--- Start DATA BLOCK ---

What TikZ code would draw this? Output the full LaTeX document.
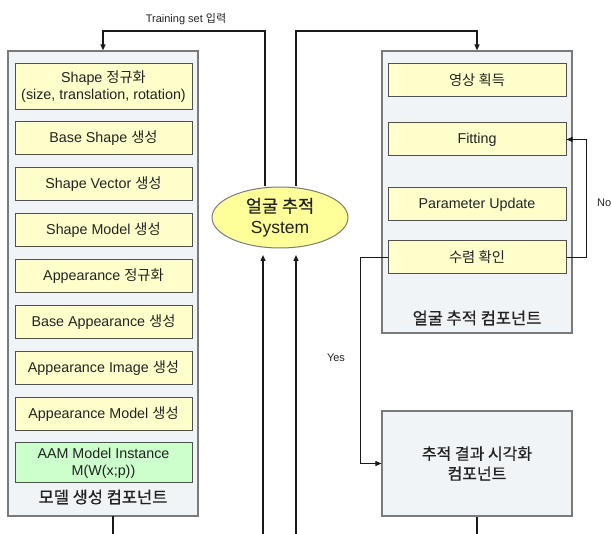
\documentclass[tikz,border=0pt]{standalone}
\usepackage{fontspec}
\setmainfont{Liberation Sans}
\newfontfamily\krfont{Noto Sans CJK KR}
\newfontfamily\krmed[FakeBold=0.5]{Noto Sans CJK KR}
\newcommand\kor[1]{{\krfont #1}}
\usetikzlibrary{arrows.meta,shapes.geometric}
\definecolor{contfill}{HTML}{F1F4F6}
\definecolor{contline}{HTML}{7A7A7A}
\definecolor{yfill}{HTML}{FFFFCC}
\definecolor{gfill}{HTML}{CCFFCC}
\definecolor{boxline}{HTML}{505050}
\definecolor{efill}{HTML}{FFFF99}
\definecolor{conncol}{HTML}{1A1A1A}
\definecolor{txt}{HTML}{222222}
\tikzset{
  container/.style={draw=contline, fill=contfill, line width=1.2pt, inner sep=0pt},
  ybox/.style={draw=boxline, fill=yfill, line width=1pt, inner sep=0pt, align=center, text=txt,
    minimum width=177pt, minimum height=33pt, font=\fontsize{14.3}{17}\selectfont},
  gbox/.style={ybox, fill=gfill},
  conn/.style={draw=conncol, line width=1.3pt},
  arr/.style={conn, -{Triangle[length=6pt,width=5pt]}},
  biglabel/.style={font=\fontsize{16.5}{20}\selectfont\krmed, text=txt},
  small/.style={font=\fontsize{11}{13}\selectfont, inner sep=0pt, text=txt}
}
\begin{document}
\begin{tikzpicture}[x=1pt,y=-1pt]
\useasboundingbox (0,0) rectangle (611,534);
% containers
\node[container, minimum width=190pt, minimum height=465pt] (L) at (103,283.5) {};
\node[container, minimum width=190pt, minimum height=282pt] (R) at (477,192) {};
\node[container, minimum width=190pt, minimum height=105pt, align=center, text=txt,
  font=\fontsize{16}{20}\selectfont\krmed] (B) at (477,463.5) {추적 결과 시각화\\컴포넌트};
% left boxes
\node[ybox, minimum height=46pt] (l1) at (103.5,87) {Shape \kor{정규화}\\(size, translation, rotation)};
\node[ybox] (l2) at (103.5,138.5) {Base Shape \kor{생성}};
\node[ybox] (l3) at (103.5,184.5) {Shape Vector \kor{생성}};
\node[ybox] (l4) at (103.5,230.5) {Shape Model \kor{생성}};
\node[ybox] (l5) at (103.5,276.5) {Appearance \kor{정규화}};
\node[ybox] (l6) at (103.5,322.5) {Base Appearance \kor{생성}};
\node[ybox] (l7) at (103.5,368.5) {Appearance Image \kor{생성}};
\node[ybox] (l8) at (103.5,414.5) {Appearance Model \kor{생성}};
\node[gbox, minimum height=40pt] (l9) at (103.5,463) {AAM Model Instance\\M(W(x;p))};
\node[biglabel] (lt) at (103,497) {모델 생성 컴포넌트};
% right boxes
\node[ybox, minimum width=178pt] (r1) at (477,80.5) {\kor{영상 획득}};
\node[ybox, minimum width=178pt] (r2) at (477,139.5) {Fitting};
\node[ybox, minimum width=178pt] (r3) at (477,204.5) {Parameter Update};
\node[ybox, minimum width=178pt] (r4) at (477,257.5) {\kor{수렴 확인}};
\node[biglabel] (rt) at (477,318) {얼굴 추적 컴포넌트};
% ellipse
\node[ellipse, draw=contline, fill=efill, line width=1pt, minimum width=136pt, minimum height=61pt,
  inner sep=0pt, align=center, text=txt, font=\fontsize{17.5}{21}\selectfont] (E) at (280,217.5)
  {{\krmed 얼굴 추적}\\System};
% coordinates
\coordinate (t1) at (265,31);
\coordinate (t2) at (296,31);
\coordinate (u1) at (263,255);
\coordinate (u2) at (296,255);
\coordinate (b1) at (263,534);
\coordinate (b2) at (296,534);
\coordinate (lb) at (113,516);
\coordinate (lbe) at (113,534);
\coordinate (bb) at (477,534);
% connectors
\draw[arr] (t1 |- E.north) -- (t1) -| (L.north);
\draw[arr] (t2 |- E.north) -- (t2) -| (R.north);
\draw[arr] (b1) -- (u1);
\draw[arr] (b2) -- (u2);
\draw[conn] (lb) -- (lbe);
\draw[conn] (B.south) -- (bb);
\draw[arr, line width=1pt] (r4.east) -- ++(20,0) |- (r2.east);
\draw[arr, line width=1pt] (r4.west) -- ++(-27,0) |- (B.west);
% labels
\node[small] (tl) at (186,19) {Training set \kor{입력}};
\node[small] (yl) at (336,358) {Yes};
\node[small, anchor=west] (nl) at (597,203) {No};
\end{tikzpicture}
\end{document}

--- End DATA BLOCK ---

GOAL OF THE EXERCISE ::
Set the listing down in full and exactly. Pictures within it should not appear in the copy.

TASK ANSWER ::
What TikZ code would draw this? Output the full LaTeX document.
\documentclass[tikz,border=0pt]{standalone}
\usepackage{fontspec}
\setmainfont{Liberation Sans}
\newfontfamily\krfont{Noto Sans CJK KR}
\newfontfamily\krmed[FakeBold=0.5]{Noto Sans CJK KR}
\newcommand\kor[1]{{\krfont #1}}
\usetikzlibrary{arrows.meta,shapes.geometric}
\definecolor{contfill}{HTML}{F1F4F6}
\definecolor{contline}{HTML}{7A7A7A}
\definecolor{yfill}{HTML}{FFFFCC}
\definecolor{gfill}{HTML}{CCFFCC}
\definecolor{boxline}{HTML}{505050}
\definecolor{efill}{HTML}{FFFF99}
\definecolor{conncol}{HTML}{1A1A1A}
\definecolor{txt}{HTML}{222222}
\tikzset{
  container/.style={draw=contline, fill=contfill, line width=1.2pt, inner sep=0pt},
  ybox/.style={draw=boxline, fill=yfill, line width=1pt, inner sep=0pt, align=center, text=txt,
    minimum width=177pt, minimum height=33pt, font=\fontsize{14.3}{17}\selectfont},
  gbox/.style={ybox, fill=gfill},
  conn/.style={draw=conncol, line width=1.3pt},
  arr/.style={conn, -{Triangle[length=6pt,width=5pt]}},
  biglabel/.style={font=\fontsize{16.5}{20}\selectfont\krmed, text=txt},
  small/.style={font=\fontsize{11}{13}\selectfont, inner sep=0pt, text=txt}
}
\begin{document}
\begin{tikzpicture}[x=1pt,y=-1pt]
\useasboundingbox (0,0) rectangle (611,534);
% containers
\node[container, minimum width=190pt, minimum height=465pt] (L) at (103,283.5) {};
\node[container, minimum width=190pt, minimum height=282pt] (R) at (477,192) {};
\node[container, minimum width=190pt, minimum height=105pt, align=center, text=txt,
  font=\fontsize{16}{20}\selectfont\krmed] (B) at (477,463.5) {추적 결과 시각화\\컴포넌트};
% left boxes
\node[ybox, minimum height=46pt] (l1) at (103.5,87) {Shape \kor{정규화}\\(size, translation, rotation)};
\node[ybox] (l2) at (103.5,138.5) {Base Shape \kor{생성}};
\node[ybox] (l3) at (103.5,184.5) {Shape Vector \kor{생성}};
\node[ybox] (l4) at (103.5,230.5) {Shape Model \kor{생성}};
\node[ybox] (l5) at (103.5,276.5) {Appearance \kor{정규화}};
\node[ybox] (l6) at (103.5,322.5) {Base Appearance \kor{생성}};
\node[ybox] (l7) at (103.5,368.5) {Appearance Image \kor{생성}};
\node[ybox] (l8) at (103.5,414.5) {Appearance Model \kor{생성}};
\node[gbox, minimum height=40pt] (l9) at (103.5,463) {AAM Model Instance\\M(W(x;p))};
\node[biglabel] (lt) at (103,497) {모델 생성 컴포넌트};
% right boxes
\node[ybox, minimum width=178pt] (r1) at (477,80.5) {\kor{영상 획득}};
\node[ybox, minimum width=178pt] (r2) at (477,139.5) {Fitting};
\node[ybox, minimum width=178pt] (r3) at (477,204.5) {Parameter Update};
\node[ybox, minimum width=178pt] (r4) at (477,257.5) {\kor{수렴 확인}};
\node[biglabel] (rt) at (477,318) {얼굴 추적 컴포넌트};
% ellipse
\node[ellipse, draw=contline, fill=efill, line width=1pt, minimum width=136pt, minimum height=61pt,
  inner sep=0pt, align=center, text=txt, font=\fontsize{17.5}{21}\selectfont] (E) at (280,217.5)
  {{\krmed 얼굴 추적}\\System};
% coordinates
\coordinate (t1) at (265,31);
\coordinate (t2) at (296,31);
\coordinate (u1) at (263,255);
\coordinate (u2) at (296,255);
\coordinate (b1) at (263,534);
\coordinate (b2) at (296,534);
\coordinate (lb) at (113,516);
\coordinate (lbe) at (113,534);
\coordinate (bb) at (477,534);
% connectors
\draw[arr] (t1 |- E.north) -- (t1) -| (L.north);
\draw[arr] (t2 |- E.north) -- (t2) -| (R.north);
\draw[arr] (b1) -- (u1);
\draw[arr] (b2) -- (u2);
\draw[conn] (lb) -- (lbe);
\draw[conn] (B.south) -- (bb);
\draw[arr, line width=1pt] (r4.east) -- ++(20,0) |- (r2.east);
\draw[arr, line width=1pt] (r4.west) -- ++(-27,0) |- (B.west);
% labels
\node[small] (tl) at (186,19) {Training set \kor{입력}};
\node[small] (yl) at (336,358) {Yes};
\node[small, anchor=west] (nl) at (597,203) {No};
\end{tikzpicture}
\end{document}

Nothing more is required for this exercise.